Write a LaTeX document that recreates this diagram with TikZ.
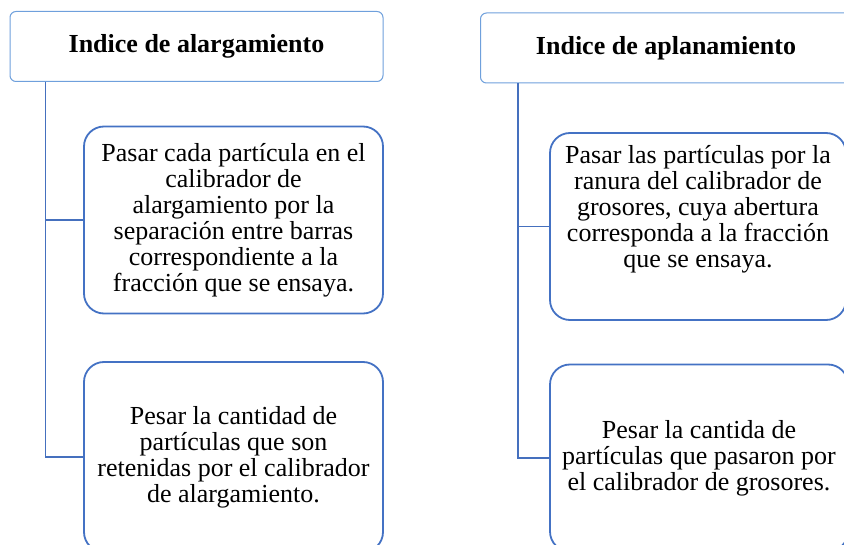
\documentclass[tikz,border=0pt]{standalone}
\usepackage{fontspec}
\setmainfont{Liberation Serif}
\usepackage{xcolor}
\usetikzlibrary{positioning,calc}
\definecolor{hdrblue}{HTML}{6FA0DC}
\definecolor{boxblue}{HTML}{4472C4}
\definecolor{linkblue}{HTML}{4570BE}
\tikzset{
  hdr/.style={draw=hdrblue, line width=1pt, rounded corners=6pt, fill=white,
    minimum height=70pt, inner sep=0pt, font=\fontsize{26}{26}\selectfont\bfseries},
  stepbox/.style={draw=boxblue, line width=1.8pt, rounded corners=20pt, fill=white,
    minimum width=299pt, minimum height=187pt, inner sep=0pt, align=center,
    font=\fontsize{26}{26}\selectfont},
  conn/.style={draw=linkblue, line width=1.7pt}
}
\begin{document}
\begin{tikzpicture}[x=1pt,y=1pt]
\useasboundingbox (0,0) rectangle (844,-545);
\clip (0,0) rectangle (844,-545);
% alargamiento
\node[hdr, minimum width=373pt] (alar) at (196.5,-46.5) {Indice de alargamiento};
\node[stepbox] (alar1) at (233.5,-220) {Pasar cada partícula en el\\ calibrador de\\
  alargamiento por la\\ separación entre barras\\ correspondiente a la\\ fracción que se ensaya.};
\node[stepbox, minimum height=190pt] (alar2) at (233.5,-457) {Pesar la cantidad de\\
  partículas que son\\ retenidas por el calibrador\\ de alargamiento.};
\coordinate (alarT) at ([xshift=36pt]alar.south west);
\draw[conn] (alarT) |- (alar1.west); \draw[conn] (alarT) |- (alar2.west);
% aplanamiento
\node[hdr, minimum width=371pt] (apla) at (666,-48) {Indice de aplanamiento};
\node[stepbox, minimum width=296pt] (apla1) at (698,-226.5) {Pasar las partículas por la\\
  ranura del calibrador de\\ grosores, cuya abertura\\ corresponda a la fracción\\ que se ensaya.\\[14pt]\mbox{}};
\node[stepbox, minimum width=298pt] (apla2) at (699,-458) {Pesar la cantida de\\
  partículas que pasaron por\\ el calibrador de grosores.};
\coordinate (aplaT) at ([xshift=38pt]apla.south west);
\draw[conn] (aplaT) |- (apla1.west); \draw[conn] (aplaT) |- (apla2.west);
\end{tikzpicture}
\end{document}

◆ **WHAT YOU WILL DO**: Give the data above again in full and unchanged, skipping the pictures.

◆ **RESULT BELOW**:
Write a LaTeX document that recreates this diagram with TikZ.
\documentclass[tikz,border=0pt]{standalone}
\usepackage{fontspec}
\setmainfont{Liberation Serif}
\usepackage{xcolor}
\usetikzlibrary{positioning,calc}
\definecolor{hdrblue}{HTML}{6FA0DC}
\definecolor{boxblue}{HTML}{4472C4}
\definecolor{linkblue}{HTML}{4570BE}
\tikzset{
  hdr/.style={draw=hdrblue, line width=1pt, rounded corners=6pt, fill=white,
    minimum height=70pt, inner sep=0pt, font=\fontsize{26}{26}\selectfont\bfseries},
  stepbox/.style={draw=boxblue, line width=1.8pt, rounded corners=20pt, fill=white,
    minimum width=299pt, minimum height=187pt, inner sep=0pt, align=center,
    font=\fontsize{26}{26}\selectfont},
  conn/.style={draw=linkblue, line width=1.7pt}
}
\begin{document}
\begin{tikzpicture}[x=1pt,y=1pt]
\useasboundingbox (0,0) rectangle (844,-545);
\clip (0,0) rectangle (844,-545);
% alargamiento
\node[hdr, minimum width=373pt] (alar) at (196.5,-46.5) {Indice de alargamiento};
\node[stepbox] (alar1) at (233.5,-220) {Pasar cada partícula en el\\ calibrador de\\
  alargamiento por la\\ separación entre barras\\ correspondiente a la\\ fracción que se ensaya.};
\node[stepbox, minimum height=190pt] (alar2) at (233.5,-457) {Pesar la cantidad de\\
  partículas que son\\ retenidas por el calibrador\\ de alargamiento.};
\coordinate (alarT) at ([xshift=36pt]alar.south west);
\draw[conn] (alarT) |- (alar1.west); \draw[conn] (alarT) |- (alar2.west);
% aplanamiento
\node[hdr, minimum width=371pt] (apla) at (666,-48) {Indice de aplanamiento};
\node[stepbox, minimum width=296pt] (apla1) at (698,-226.5) {Pasar las partículas por la\\
  ranura del calibrador de\\ grosores, cuya abertura\\ corresponda a la fracción\\ que se ensaya.\\[14pt]\mbox{}};
\node[stepbox, minimum width=298pt] (apla2) at (699,-458) {Pesar la cantida de\\
  partículas que pasaron por\\ el calibrador de grosores.};
\coordinate (aplaT) at ([xshift=38pt]apla.south west);
\draw[conn] (aplaT) |- (apla1.west); \draw[conn] (aplaT) |- (apla2.west);
\end{tikzpicture}
\end{document}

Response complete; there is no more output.